An’s rehearsal process has been to build confidence as a composer and create connections with their musicians. “The relational component of collaboration is so important to me,” they said. “With time, the lens of sobriety, a trauma-informed framework, and a lot more support, I have a new perspective that holds more room for understanding the complexity and gravity of what I was going through.” 

To do this, An drew upon musical skills built since childhood, watching both their siblings play violin and piano.

When An became school-aged, they began studying violin with Willa Deane Howells and piano with Martha Harrison Hays. But this passion faded out during An’s teenage years.

“After high school, I did not go to conservatory, as it did not occur to me I was a musician, or that I had a vital, life-preserving need to play music,” they said. “Music found me again in my mid-twenties, when I was emotionally unwell and my nervous system was wrecked.”

Then reconnection came out of the blue when a friend set them up on a blind date. Feeling socially anxious, they brought their violin to the party they were meeting at because they were told that this “friend group liked to play Bob Dylan and other folky stuff.”

An found this new setting very liberating having grown up in a risk-averse environment, hostile to making mistakes.
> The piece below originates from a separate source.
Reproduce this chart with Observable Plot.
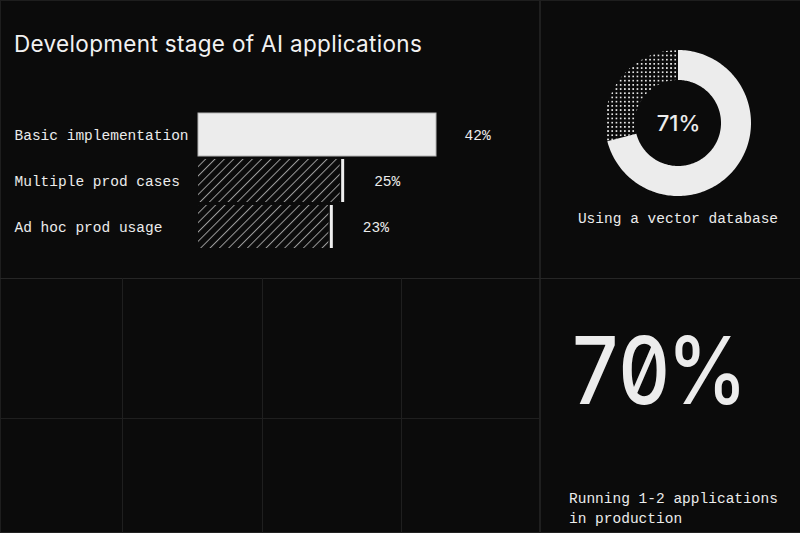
<!DOCTYPE html>
<html>
<head>
<meta charset="utf-8">
<script src="https://cdn.jsdelivr.net/npm/d3@7"></script>
<script src="https://cdn.jsdelivr.net/npm/@observablehq/plot@0.6"></script>
<style>
  html, body { margin: 0; padding: 0; background: #0b0b0b; }
  #root { position: relative; width: 800px; height: 533px; overflow: hidden; background: #0b0b0b; }
  .line { position: absolute; background: #262626; }
  .txt { position: absolute; color: #ececec; white-space: nowrap; line-height: 1; }
  .mono { font-family: "Liberation Mono", "DejaVu Sans Mono", monospace; font-size: 14.5px; }
  .plot { position: absolute; }
</style>
</head>
<body>
<div id="root">
  <div class="line" style="left:0;top:0;width:800px;height:1px;background:#1e1e1e"></div>
  <div class="line" style="left:0;top:0;width:1px;height:533px;background:#1e1e1e"></div>
  <div class="line" style="left:0;top:532px;width:800px;height:1px;background:#222"></div>
  <div class="line" style="left:539px;top:0;width:2px;height:533px;background:#1f1f1f"></div>
  <div class="line" style="left:0;top:278px;width:800px;height:1px;"></div>
  <div class="line" style="left:0;top:418px;width:540px;height:1px;background:#1f1f1f"></div>
  <div class="line" style="left:122px;top:278px;width:1px;height:255px;background:#1f1f1f"></div>
  <div class="line" style="left:262px;top:278px;width:1px;height:255px;background:#1f1f1f"></div>
  <div class="line" style="left:401px;top:278px;width:1px;height:255px;background:#1f1f1f"></div>

  <div class="txt" id="title" style="left:14px;top:33px;font-family:Inter, 'Noto Sans', sans-serif;font-size:22.5px;letter-spacing:0.33px;color:#f2f2f2;"></div>
  <div class="txt mono" id="donutCaption" style="left:540px;width:276px;text-align:center;top:212px;"></div>
  <div class="txt" id="bigStat" style="left:569px;top:324px;font-family:Inter, sans-serif;font-weight:500;font-size:93px;font-feature-settings:'zero' 1, 'tnum' 1;letter-spacing:-4px;transform-origin:0 0;transform:scaleX(0.87);"></div>
  <div class="txt mono" id="bigCaption" style="left:569px;top:490px;line-height:19.5px;white-space:normal;width:225px;"></div>

  <div class="plot" id="bars" style="left:0;top:0;"></div>
  <div class="plot" id="donut" style="left:540px;top:0;"></div>
</div>
<script>
// ---- data ----
const chartTitle = "Development stage of AI applications";
const stages = ["Basic implementation", "Multiple prod cases", "Ad hoc prod usage"];
const stageShares = [42, 25, 23];

const donutLabels = ["Using", "Not using"];
const donutShares = [71, 29];
const donutCaption = "Using a vector database";

const bigStatValue = 70;
const bigStatCaption = ["Running 1-2 applications", "in production"];

// ---- texts ----
document.getElementById("title").textContent = chartTitle;
document.getElementById("donutCaption").textContent = donutCaption;
document.getElementById("bigStat").textContent = bigStatValue + "%";
document.getElementById("bigCaption").innerHTML = bigStatCaption.join("<br>");

const MONO = "Liberation Mono, DejaVu Sans Mono, monospace";
const FG = "#ececec";

// ---- bar chart ----
const barData = stages.map((s, i) => ({stage: s, value: stageShares[i], first: i === 0}));

const bars = Plot.plot({
  width: 540,
  height: 278,
  marginLeft: 198,
  marginRight: 104,
  marginTop: 111,
  marginBottom: 29,
  style: {background: "transparent", color: FG, fontFamily: MONO, fontSize: "14.5px"},
  x: {domain: [0, 42], axis: null},
  y: {domain: stages, axis: null, paddingInner: 0.07, paddingOuter: 0.02},
  marks: [
    Plot.barX(barData.filter(d => d.first), {x: "value", y: "stage", fill: "#ececec", stroke: "#b5b5b5", strokeWidth: 1}),
    Plot.barX(barData.filter(d => !d.first), {x: "value", y: "stage", fill: "url(#hatch)"}),
    Plot.tickX(barData.filter(d => !d.first), {x: "value", y: "stage", stroke: "#efefef", strokeWidth: 3, dx: 2.5}),
    Plot.text(barData, {x: () => 0, y: "stage", text: "stage", textAnchor: "start", dx: -184, fill: FG, fontFamily: MONO, fontSize: 14.5}),
    Plot.text(barData.filter(d => d.first), {x: "value", y: "stage", text: d => d.value + "%", textAnchor: "start", dx: 28, fill: FG, fontFamily: MONO, fontSize: 14.5}),
    Plot.text(barData.filter(d => !d.first), {x: "value", y: "stage", text: d => d.value + "%", textAnchor: "start", dx: 34, fill: FG, fontFamily: MONO, fontSize: 14.5})
  ]
});
d3.select(bars).insert("defs", ":first-child").html(`
  <pattern id="hatch" patternUnits="userSpaceOnUse" width="6.6" height="10" patternTransform="rotate(45)">
    <line x1="0.5" y1="0" x2="0.5" y2="10" stroke="#9a9a9a" stroke-width="1"/>
  </pattern>`);
document.getElementById("bars").appendChild(bars);

// ---- donut ----
const rOuter = 1, rInner = 43 / 73;
const arcs = d3.pie().sort(null).value(d => d)(donutShares);
const arcPoints = arcs.flatMap((a, i) =>
  d3.range(0, 181).map(j => {
    const t = a.startAngle + (a.endAngle - a.startAngle) * j / 180;
    return {k: donutLabels[i], t};
  })
);
const donut = Plot.plot({
  width: 260,
  height: 278,
  marginLeft: 65,
  marginRight: 49,
  marginTop: 50,
  marginBottom: 82,
  style: {background: "transparent", color: FG},
  x: {domain: [-1, 1], axis: null},
  y: {domain: [-1, 1], axis: null},
  marks: [
    Plot.area(arcPoints.filter(d => d.k === donutLabels[0]), {
      x1: d => rInner * Math.sin(d.t), y1: d => rInner * Math.cos(d.t),
      x2: d => rOuter * Math.sin(d.t), y2: d => rOuter * Math.cos(d.t),
      fill: "#ececec"
    }),
    Plot.area(arcPoints.filter(d => d.k === donutLabels[1]), {
      x1: d => rInner * Math.sin(d.t), y1: d => rInner * Math.cos(d.t),
      x2: d => rOuter * Math.sin(d.t), y2: d => rOuter * Math.cos(d.t),
      fill: "url(#dots)"
    }),
    Plot.text([donutShares[0]], {x: () => 0, y: () => 0, text: d => d + "%", fill: FG, fontFamily: "Inter, sans-serif", fontWeight: 500, fontSize: 22})
  ]
});
d3.select(donut).insert("defs", ":first-child").html(`
  <pattern id="dots" patternUnits="userSpaceOnUse" width="4.2" height="4.2">
    <rect x="0" y="0" width="1.7" height="1.7" fill="#e6e6e6"/>
  </pattern>`);
document.getElementById("donut").appendChild(donut);
</script>
</body>
</html>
In addiction recovery, as well as their growth as an artist, An now understands that mistake-making is an important part of nurturing growth, expression, and creativity.

As an immigrant, An had felt intense pressure to assimilate and conform. 

“Once I discovered, seemingly by accident, that I could play music in a self-generated way, I felt lucky to have been asked to join different collaborations as I connected with people that I met through making music,” they said.

“Each project I have been involved with has been practice for the next, so the transition from accompanying a guitarist playing a Bob Dylan at an open mic night evolves into a West Coast tour in a doom folk band, to a studio residency with a modern ballet company, to drone orchestra, seems like the incremental progression necessary for me to become willing to consider myself to be a musician, let alone an artist.”

In addition to their work in music, An is also a Somatic Educator in the tradition of Thomas Hanna, thanks to her early violin teacher Willa Deane Howells.

An believes it’s important to be proactive about bodily health. “In the capitalist technocracy we find ourselves in, we’ve been discouraged to have a relationship with our body that isn’t mediated by some consumable good,” they explained. “It’s a powerful stand to even want to be in the body, when the world we live in encourages self-loathing and shame of the body.”

They state that Hanna Somatic Education uses subtle and gentle movement to help the brain surrender old habits of tension. “I think of it as being a couples counselor for body and brain, creating cooperation and communication out of conflict and pain.”

They continued: “So rather than seeing the body and brain as two individual entities at odds with each other, this approach encourages the individual to see their soma as the harmonious relationship of bodymind.”

Likewise, in their music, An said they are working from their gut. “The challenge in A Portrait of An Artist as a Young Addict is I had to how to convey my creative instinct to others,” they said. “I’m typically doing improv with my loop pedal, improv with another musician, or accompanying a dancer, so being in a lead creative role is one of the biggest creative jumps I’ve had to make in a very long time.”

Following the September 9th performance, there will be a post-show talkback hosted by writer and dramaturg Jesse Roth. An hopes the talkback will be a form of community.

“In a world littered with all the intrusive content we’re forced to gorge ourselves on,” they said. “iIvt’s a reclamation of our humanity to make an old-fashioned energetic vortex by experiencing live art together.”

A Portrait of the Artist as a Young Addict will be performed on September 9 at Chapel Performance Space at Good Shepherd Center, 4649 Sunnyside Ave. N, 4th floor, Seattle. 

CORRECTION on September 11, 2023, 10:19 a.m: A previous version of this article misgendered Jackie An, whose correct pronouns are they/them.